● GIVEN RECORDS:
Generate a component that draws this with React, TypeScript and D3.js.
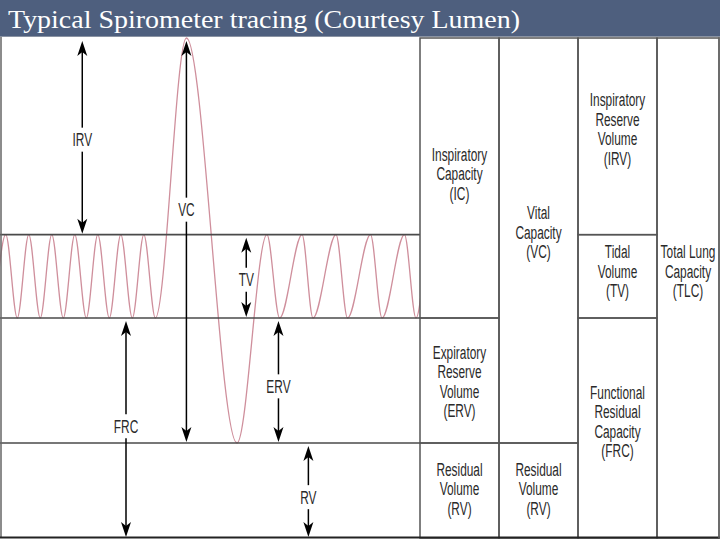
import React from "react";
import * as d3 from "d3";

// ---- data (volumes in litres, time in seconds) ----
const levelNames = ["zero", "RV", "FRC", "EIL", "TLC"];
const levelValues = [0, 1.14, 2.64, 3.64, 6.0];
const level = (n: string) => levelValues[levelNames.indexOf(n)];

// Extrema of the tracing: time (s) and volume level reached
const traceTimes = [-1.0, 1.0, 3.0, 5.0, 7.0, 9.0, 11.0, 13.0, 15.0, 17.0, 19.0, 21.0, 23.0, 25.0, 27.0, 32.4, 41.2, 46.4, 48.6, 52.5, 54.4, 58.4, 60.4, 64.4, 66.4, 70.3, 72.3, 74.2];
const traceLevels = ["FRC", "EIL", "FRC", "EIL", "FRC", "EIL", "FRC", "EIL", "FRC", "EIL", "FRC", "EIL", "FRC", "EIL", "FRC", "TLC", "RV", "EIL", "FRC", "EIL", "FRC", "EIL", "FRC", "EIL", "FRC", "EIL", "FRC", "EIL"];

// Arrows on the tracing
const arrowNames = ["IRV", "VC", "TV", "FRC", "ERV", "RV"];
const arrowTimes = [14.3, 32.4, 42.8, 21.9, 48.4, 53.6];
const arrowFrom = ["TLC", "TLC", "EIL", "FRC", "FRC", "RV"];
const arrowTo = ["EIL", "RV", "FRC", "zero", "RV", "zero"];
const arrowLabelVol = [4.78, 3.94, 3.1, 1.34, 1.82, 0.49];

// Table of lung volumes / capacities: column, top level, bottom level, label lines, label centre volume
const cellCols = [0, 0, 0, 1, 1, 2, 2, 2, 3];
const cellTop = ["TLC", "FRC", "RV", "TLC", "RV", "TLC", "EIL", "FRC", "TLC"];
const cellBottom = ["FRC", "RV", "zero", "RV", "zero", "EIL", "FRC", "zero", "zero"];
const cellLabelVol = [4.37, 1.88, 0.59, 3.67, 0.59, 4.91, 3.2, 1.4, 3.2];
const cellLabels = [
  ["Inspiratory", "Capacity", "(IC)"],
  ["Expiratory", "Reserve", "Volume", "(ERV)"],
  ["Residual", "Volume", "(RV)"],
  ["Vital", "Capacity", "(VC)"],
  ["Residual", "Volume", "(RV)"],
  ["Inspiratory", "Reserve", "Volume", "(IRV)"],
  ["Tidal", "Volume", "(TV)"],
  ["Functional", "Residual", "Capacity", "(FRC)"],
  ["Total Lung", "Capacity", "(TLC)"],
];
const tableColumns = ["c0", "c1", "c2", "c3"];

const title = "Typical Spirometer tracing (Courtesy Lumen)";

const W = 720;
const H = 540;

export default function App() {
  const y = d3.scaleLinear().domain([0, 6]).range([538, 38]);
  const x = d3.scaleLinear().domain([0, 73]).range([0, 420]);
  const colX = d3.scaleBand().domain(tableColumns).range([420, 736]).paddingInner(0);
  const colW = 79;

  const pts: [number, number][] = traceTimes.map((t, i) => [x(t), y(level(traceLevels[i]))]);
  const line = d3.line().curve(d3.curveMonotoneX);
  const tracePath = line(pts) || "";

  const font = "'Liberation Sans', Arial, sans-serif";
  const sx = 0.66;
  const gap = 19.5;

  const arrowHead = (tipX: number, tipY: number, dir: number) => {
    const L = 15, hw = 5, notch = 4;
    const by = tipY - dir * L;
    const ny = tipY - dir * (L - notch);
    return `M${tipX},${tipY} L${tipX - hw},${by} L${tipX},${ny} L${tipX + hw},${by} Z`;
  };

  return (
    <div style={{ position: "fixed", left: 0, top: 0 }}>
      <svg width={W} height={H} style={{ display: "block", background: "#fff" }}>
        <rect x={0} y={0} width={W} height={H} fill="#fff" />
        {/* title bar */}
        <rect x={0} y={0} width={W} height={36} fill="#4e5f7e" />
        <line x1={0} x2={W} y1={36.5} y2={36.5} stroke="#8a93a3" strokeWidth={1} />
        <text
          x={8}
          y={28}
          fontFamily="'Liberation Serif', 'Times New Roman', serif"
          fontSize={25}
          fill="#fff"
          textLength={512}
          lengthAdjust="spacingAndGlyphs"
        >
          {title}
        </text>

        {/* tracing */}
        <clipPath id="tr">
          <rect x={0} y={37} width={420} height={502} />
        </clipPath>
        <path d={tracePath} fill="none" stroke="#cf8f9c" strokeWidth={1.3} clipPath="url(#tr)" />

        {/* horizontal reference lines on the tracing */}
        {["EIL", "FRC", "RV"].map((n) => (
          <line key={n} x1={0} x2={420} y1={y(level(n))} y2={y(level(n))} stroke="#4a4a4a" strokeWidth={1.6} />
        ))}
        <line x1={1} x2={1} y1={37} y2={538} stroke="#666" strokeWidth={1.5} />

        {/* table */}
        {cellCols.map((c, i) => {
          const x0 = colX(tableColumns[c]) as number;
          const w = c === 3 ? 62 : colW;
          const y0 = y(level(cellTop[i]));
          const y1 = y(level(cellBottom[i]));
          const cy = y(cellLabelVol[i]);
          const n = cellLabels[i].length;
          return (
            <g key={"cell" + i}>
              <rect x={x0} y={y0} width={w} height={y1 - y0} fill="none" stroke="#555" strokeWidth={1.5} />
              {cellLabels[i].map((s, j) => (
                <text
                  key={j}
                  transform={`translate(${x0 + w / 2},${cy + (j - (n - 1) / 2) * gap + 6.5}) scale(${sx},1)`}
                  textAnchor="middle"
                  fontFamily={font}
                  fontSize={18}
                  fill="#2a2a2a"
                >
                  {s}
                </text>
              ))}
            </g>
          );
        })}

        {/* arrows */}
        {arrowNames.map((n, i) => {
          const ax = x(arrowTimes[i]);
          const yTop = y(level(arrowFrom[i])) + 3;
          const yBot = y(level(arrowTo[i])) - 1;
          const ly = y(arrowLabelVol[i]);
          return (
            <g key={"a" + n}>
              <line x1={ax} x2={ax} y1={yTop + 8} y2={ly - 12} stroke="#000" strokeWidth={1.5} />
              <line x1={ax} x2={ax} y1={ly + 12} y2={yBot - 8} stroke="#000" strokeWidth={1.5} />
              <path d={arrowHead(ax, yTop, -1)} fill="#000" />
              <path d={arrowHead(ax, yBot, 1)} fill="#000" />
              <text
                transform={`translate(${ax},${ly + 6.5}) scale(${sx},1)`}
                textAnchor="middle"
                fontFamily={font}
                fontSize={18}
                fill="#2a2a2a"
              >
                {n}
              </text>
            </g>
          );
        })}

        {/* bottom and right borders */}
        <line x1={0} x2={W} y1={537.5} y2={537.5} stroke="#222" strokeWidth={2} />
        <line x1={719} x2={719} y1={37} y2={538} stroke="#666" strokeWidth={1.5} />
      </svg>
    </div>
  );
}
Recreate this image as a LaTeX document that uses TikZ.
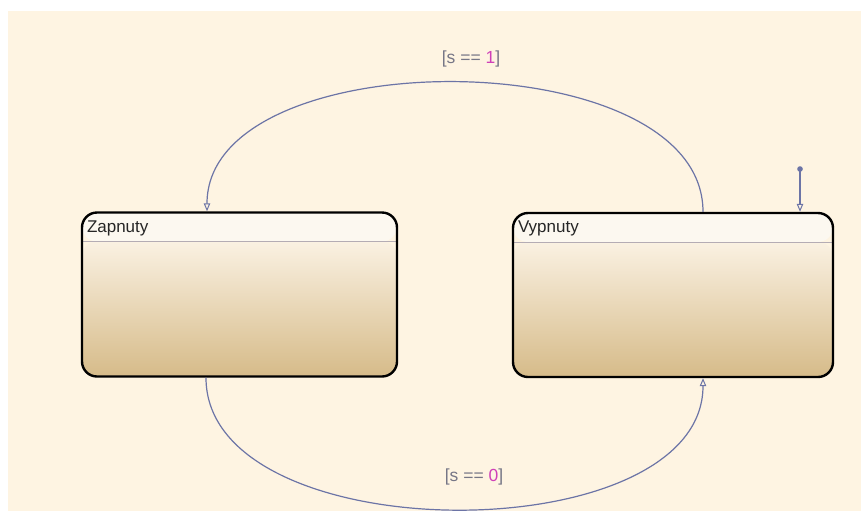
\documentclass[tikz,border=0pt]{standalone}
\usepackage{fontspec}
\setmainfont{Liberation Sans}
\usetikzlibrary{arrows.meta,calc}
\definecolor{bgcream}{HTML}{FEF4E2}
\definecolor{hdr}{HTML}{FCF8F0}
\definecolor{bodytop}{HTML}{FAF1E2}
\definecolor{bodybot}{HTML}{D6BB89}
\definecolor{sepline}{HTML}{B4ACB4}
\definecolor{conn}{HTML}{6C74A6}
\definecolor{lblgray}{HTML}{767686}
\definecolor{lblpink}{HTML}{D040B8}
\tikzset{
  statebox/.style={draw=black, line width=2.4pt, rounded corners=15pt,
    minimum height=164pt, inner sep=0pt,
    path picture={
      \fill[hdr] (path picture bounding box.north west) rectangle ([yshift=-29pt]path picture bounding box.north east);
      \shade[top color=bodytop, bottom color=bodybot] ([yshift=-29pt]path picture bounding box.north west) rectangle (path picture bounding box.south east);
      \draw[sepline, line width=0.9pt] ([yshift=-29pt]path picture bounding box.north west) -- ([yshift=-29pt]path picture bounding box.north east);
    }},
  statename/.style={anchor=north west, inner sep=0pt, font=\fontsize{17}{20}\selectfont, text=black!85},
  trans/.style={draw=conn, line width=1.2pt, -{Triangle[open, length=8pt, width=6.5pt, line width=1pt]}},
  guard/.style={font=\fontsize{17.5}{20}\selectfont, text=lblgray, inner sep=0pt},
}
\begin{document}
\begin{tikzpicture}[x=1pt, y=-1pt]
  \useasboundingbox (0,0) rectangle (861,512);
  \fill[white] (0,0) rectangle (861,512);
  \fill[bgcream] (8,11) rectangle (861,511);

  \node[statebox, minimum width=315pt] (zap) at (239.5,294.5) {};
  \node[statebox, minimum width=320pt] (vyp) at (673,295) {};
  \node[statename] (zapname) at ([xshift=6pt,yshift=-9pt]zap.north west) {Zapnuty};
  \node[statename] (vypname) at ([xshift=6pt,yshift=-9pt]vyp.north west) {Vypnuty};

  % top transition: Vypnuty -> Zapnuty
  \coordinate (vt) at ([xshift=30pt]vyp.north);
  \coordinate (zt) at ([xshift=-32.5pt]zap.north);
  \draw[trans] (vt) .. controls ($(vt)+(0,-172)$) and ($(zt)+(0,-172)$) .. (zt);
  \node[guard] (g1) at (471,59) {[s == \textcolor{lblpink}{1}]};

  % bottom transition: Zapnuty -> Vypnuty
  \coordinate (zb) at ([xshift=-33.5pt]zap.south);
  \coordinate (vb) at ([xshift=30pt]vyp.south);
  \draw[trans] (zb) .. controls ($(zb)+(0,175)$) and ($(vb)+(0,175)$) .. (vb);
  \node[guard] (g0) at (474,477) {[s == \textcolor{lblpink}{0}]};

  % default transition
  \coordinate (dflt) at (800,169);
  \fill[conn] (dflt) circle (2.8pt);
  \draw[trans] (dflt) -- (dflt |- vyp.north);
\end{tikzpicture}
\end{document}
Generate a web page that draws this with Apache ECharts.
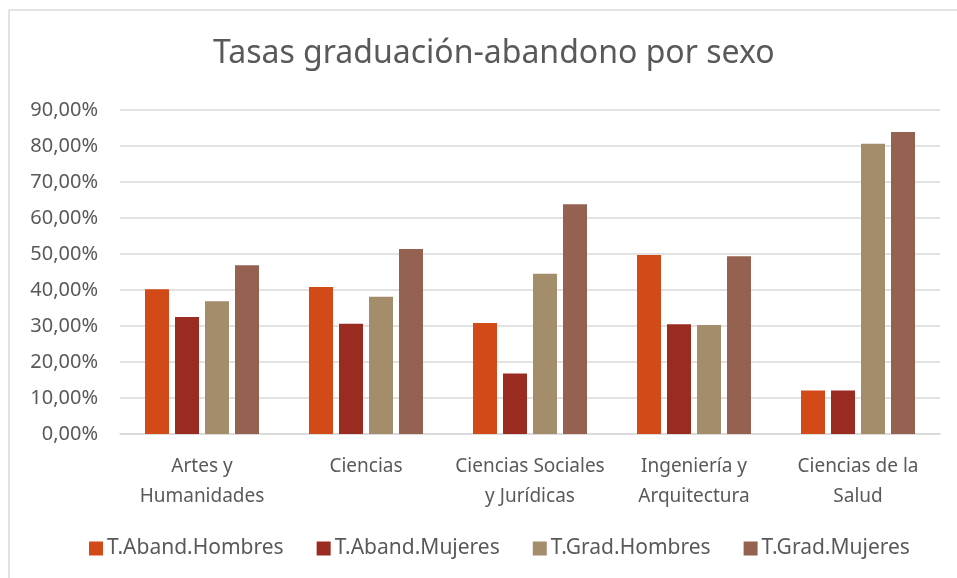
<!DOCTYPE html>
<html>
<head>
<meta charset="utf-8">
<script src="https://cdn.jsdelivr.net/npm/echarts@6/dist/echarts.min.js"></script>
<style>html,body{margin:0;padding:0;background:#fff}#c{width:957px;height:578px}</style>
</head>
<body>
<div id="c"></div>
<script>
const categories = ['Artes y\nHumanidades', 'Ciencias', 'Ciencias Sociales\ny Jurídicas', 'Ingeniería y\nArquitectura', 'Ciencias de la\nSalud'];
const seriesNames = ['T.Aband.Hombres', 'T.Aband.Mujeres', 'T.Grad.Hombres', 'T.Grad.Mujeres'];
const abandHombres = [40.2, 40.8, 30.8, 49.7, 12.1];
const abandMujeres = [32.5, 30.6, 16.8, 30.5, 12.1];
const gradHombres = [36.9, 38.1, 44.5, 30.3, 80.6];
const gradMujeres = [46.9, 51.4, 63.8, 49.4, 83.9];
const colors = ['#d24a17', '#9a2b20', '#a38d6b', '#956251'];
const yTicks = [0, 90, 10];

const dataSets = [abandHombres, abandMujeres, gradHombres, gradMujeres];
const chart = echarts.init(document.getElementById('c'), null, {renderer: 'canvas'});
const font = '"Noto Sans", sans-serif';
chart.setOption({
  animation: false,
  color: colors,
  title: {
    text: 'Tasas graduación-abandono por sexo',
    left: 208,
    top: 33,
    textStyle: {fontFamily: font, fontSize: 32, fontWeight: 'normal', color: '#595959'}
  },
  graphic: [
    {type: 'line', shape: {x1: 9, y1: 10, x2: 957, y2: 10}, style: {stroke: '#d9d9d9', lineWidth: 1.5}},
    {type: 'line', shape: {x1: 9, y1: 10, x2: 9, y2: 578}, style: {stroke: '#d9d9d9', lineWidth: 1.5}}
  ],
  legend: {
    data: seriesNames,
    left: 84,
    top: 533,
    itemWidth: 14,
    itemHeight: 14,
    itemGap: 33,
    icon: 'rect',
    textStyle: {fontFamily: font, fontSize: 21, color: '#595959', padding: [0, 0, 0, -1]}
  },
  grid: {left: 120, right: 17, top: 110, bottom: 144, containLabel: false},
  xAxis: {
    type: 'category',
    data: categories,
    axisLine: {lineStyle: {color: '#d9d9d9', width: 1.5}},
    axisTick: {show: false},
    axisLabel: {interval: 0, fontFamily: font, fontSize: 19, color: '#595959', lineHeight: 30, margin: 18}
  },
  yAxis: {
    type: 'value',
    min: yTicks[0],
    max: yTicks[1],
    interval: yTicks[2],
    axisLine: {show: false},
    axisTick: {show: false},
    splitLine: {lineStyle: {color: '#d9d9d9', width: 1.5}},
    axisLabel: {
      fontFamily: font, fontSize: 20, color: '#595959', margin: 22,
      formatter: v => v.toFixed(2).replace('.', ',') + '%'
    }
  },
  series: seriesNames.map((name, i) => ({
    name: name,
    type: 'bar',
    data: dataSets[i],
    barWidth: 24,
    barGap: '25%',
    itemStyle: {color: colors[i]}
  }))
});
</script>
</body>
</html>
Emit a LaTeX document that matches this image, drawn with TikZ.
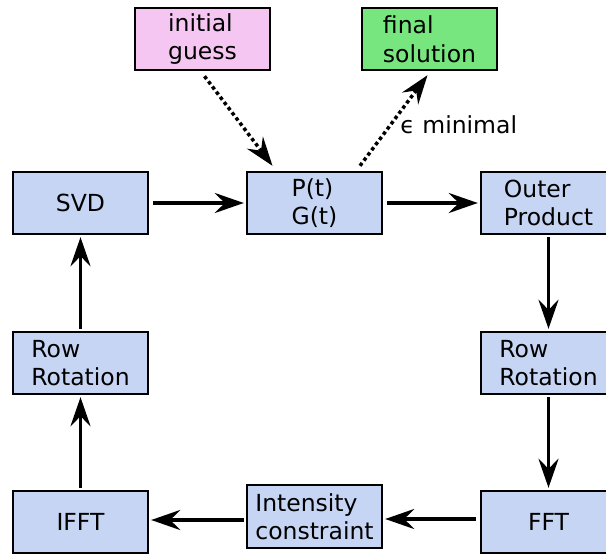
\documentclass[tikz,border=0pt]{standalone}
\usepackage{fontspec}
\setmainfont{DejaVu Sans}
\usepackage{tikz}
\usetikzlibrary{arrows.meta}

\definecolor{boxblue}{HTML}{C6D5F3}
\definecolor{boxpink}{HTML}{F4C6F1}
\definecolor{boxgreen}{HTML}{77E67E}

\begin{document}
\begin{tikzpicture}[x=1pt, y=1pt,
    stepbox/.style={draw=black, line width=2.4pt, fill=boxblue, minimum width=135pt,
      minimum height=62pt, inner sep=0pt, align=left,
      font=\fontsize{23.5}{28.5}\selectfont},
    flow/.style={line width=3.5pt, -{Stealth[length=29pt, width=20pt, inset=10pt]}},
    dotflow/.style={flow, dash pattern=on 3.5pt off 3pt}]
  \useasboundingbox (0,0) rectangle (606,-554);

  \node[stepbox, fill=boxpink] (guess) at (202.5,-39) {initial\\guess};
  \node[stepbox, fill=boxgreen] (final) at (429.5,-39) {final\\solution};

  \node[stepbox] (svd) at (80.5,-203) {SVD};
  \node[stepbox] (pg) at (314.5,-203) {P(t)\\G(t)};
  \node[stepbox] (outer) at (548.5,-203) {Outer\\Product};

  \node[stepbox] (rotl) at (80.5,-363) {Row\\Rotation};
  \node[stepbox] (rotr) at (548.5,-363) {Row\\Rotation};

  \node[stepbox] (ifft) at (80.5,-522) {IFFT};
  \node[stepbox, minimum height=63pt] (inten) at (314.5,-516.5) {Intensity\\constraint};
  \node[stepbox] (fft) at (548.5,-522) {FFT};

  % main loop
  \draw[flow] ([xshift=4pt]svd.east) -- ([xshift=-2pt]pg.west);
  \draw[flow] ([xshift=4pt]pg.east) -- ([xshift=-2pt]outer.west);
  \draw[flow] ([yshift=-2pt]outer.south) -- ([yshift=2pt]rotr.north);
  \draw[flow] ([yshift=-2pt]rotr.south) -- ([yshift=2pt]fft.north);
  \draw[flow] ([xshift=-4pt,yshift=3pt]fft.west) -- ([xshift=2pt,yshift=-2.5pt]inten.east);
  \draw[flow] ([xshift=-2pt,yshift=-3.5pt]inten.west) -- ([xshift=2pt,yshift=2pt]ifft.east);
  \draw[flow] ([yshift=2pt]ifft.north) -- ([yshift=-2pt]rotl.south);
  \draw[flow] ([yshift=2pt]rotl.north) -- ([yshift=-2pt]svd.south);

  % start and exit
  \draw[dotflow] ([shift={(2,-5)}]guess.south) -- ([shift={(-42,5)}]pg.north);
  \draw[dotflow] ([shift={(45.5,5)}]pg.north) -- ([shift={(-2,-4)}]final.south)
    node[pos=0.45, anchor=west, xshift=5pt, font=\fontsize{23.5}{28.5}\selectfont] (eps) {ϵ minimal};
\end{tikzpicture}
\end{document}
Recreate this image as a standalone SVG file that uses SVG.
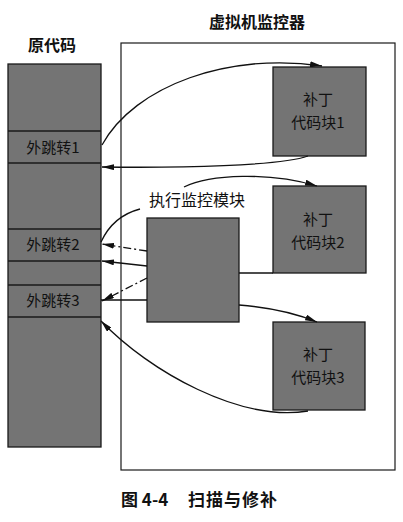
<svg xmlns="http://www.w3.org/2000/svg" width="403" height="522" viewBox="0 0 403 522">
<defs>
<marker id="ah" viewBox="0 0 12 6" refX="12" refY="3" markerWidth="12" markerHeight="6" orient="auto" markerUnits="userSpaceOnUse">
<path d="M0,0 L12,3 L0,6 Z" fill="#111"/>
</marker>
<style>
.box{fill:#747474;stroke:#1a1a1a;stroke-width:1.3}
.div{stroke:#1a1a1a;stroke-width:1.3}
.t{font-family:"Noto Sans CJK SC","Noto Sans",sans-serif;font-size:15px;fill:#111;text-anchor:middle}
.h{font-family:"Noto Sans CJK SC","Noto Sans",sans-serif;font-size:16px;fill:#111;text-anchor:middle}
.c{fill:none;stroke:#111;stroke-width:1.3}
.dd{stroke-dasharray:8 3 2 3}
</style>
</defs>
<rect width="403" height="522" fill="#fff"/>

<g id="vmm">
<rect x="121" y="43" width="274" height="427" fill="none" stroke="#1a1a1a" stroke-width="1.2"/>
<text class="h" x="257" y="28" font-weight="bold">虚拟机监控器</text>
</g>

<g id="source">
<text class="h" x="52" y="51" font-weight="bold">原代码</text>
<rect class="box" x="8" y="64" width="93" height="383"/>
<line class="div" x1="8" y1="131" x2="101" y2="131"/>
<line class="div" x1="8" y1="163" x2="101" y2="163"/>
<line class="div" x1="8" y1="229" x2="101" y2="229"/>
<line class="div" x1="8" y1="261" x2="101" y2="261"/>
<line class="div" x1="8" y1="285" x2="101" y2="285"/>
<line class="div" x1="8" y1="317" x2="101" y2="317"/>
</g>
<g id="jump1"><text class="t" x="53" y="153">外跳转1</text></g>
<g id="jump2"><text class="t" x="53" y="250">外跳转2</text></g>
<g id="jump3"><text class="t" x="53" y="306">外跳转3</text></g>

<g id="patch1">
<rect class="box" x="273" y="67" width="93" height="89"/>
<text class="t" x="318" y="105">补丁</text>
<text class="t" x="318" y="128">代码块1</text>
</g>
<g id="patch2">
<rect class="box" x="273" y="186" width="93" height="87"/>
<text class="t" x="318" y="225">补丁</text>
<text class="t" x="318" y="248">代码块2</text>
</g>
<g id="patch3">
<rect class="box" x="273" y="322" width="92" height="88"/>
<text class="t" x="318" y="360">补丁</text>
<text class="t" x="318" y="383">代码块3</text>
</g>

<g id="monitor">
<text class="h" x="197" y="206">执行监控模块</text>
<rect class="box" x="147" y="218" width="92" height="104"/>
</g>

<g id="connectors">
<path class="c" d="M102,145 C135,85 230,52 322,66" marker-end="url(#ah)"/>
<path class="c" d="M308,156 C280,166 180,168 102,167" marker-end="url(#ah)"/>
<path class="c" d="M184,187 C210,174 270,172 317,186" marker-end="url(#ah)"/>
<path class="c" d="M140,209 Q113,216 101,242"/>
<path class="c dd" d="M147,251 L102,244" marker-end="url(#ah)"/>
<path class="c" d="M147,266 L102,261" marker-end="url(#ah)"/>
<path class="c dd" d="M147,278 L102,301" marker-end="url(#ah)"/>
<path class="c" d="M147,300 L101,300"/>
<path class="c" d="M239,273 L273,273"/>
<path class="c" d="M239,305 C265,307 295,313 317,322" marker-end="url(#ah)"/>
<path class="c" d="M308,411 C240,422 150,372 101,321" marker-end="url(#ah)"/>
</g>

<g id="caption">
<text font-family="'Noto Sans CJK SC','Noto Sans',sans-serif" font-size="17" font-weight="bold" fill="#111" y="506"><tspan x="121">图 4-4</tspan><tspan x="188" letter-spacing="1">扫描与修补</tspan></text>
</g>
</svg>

● WHAT YOU ARE ASKED TO DO:
Exactly reproduce the stretch that starts at the line containing "Emit a LaTeX" and ends at the line containing "fill=boxgreen] (final) at", both ends included; leave any pictures out.

● COMPLETE OUTPUT:
Emit a LaTeX document that matches this image, drawn with TikZ.
\documentclass[tikz,border=0pt]{standalone}
\usepackage{fontspec}
\setmainfont{DejaVu Sans}
\usepackage{tikz}
\usetikzlibrary{arrows.meta}

\definecolor{boxblue}{HTML}{C6D5F3}
\definecolor{boxpink}{HTML}{F4C6F1}
\definecolor{boxgreen}{HTML}{77E67E}

\begin{document}
\begin{tikzpicture}[x=1pt, y=1pt,
    stepbox/.style={draw=black, line width=2.4pt, fill=boxblue, minimum width=135pt,
      minimum height=62pt, inner sep=0pt, align=left,
      font=\fontsize{23.5}{28.5}\selectfont},
    flow/.style={line width=3.5pt, -{Stealth[length=29pt, width=20pt, inset=10pt]}},
    dotflow/.style={flow, dash pattern=on 3.5pt off 3pt}]
  \useasboundingbox (0,0) rectangle (606,-554);

  \node[stepbox, fill=boxpink] (guess) at (202.5,-39) {initial\\guess};
  \node[stepbox, fill=boxgreen] (final) at (429.5,-39) {final\\solution};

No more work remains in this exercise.